Parfois, il faut arriver au bord du précipice pour redresser la tête. Denis* se souvient des lettres écrites contre lui par ses collègues au moment de son licenciement. « Ceux qui ont refusé ont été des pestiférés », confie-t-il. Lui qui ne disait jamais non a sorti les crocs. La conscience du « trop-plein » sert de détonateur. Comme un élastique, à force de tirer dessus, il casse ou il revient en pleine face. Pas augmenté depuis dix ans, ni considéré malgré son investissement, Denis s’est affranchi. Cet ingénieur chez un sous-traitant a commencé par dénoncer à la police le vol de cuivre de son patron chez un client. Puis le non-respect de la convention collective. « Ça heurtait ma morale, il ne pouvait pas continuer impunément à agir ainsi. » Un jour, il s’aperçoit que le défaut de normes réglementaires sur un compresseur entraîne un risque d’explosion pour la trentaine de salariés présents dans les ateliers. Ni une ni deux, celui qui, avant, ne pipait mot, alerte l’Inspection du travail. Le béni-oui-oui se transforme en redresseur de torts parce que son échelle de valeurs vole en éclats. Fermer les yeux aurait été alors plus douloureux que de tout balancer.

DISCRIMINATION.

Ahmed* ne pouvait pas non plus se taire. Quand il s’est rendu compte qu’un de ses collègues transmettait ses mails sur un projet stratégique à la direction, il est allé lui demander des explications. « Il a trahi ma confiance, ces informations étaient confidentielles, il cherche à me nuire », confie-t-il. Il a prévenu ses supérieurs. En représailles, « la taupe » l’accuse de harcèlement moral. En une semaine, cet ingénieur, qui en a pourtant vu d’autres, a perdu 2 kilos et enchaîné les nuits blanches. Car l’acte de courage isole. Celui qui dit tout haut ce que chacun déplorait tout bas se retrouve mis à l’écart du groupe. « Des gens me téléphonent en douce pour dire qu’ils me soutiennent, raconte Ahmed. Mais ils suivent le mouvement, sinon on leur tire dessus. »

Courber l’échine, c’est ce qu’a fait aussi un temps Ludmila.

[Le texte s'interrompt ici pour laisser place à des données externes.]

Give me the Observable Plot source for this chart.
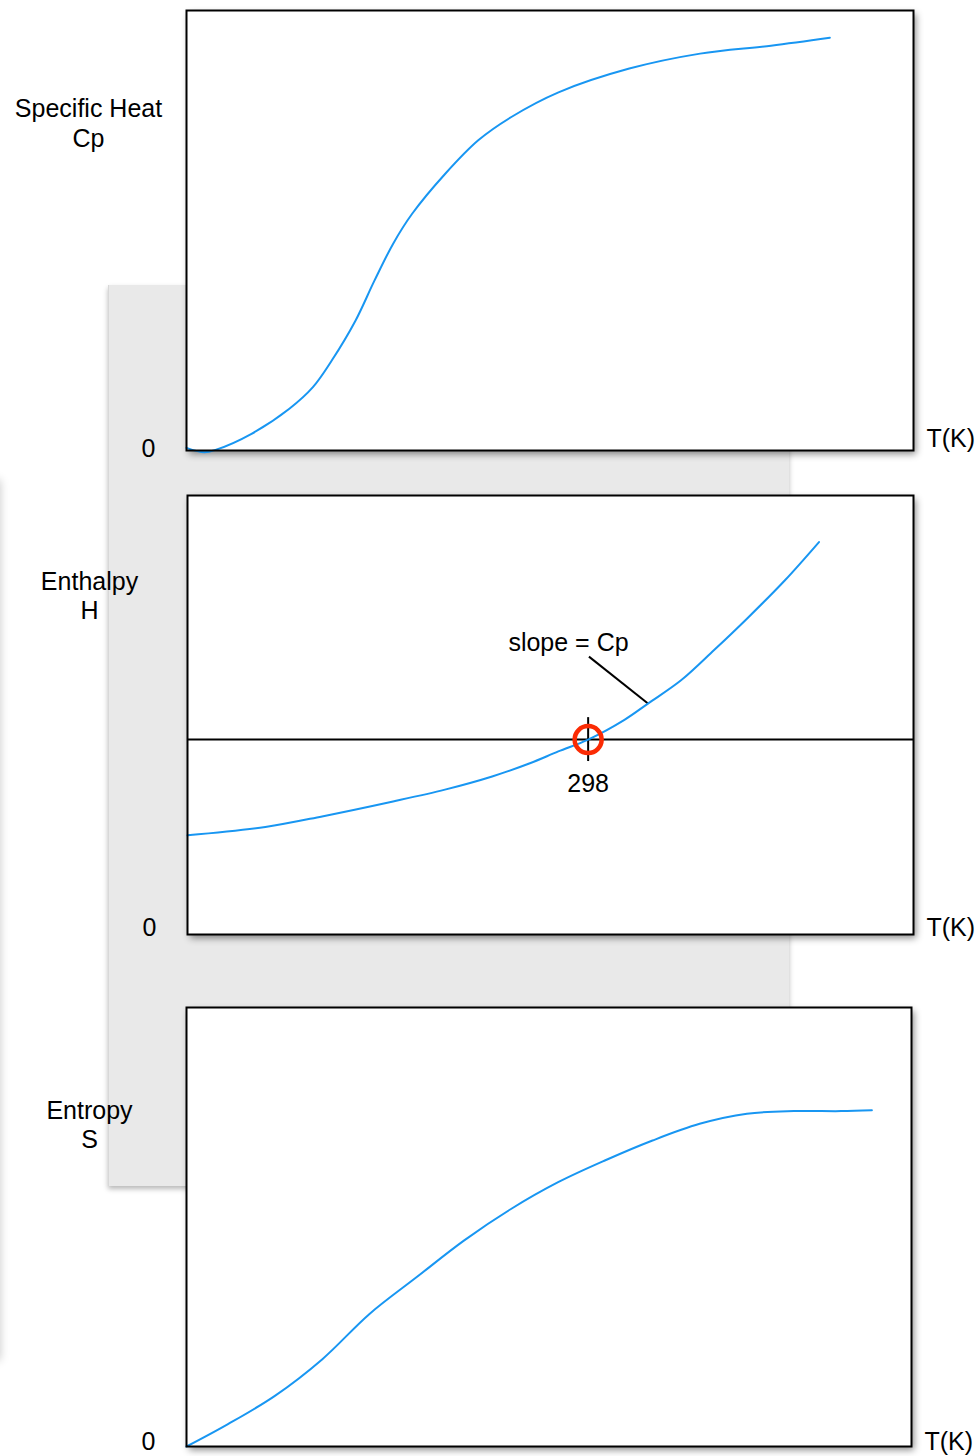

Quand une de ses collègues est tombée en dépression, le patron a interdit à quiconque de lui parler. Elle a obtempéré. « Si j’avais pris mon courage à deux mains, j’aurais construit un front du refus », regrette-t-elle. Sauf que sa docilité l’en a empêchée. Pas envie de passer pour une rebelle. Aujourd’hui, c’est Ludmila qu’on ignore et qu’on fuit quand elle est dans le couloir.

Protégés des coups par le Code du travail, les représentants syndicaux seraient-ils finalement les seuls à pouvoir crever l’abcès ? Là non plus, le courage ne va pas de soi. « À la différence d’un salarié lambda, je peux me permettre des choses, on est là pour parler à la place de ceux qui ne le peuvent pas. Mais encore faut-il être responsable et avoir conscience de ses mandats », estime Patrice. Ce syndicaliste se souvient de l’omerta qui régnait autour des agissements de l’ancien P-DG de son entreprise. Il a été débarqué pour abus de biens sociaux. Tout le monde savait mais personne n’a jamais rien dit. Syndicalistes compris. Car eux aussi peuvent payer cher leur engagement. La discrimination syndicale n’est pas un fantasme. « Depuis dix ans, je n’évolue pas, mon statut et mon salaire n’ont pas bougé, à la différence des autres membres de l’équipe. Mais j’assume, j’ai une mission que les salariés m’ont confiée », observe Patrice.

Manolo Valle aussi se voit comme un porte-drapeau. En 2013, cet ancien délégué syndical central dans une grosse société américaine sentait qu’un plan social se tramait. En comité d’entreprise, il pose la question au P-DG. Qui dément. Deux mois plus tard, celui-ci annonce une charrette. « J’ai mis les pieds dans le plat parce que je ne risquais plus rien, avoue-t-il. À 55 ans, j’étais plus libre que mes jeunes collègues pères de famille. » Avec d’autres syndicalistes, il réussit à faire limoger un manager harceleur. « L’équipe s’en plaignait mais n’était pas prise au sérieux. Nous, on a notre réseau de médecins et d’inspecteurs du travail, de juristes, ça rend plus fort, juge-t-il. Mais il ne faut pas prêter à la moindre critique. Moi, j’étais un des meilleurs vendeurs de la boîte. » Se comporter en bon élève sans être un bon petit soldat serait peut-être le plus efficace des boucliers…

* À la demande des témoins, les prénoms ont été modifiés.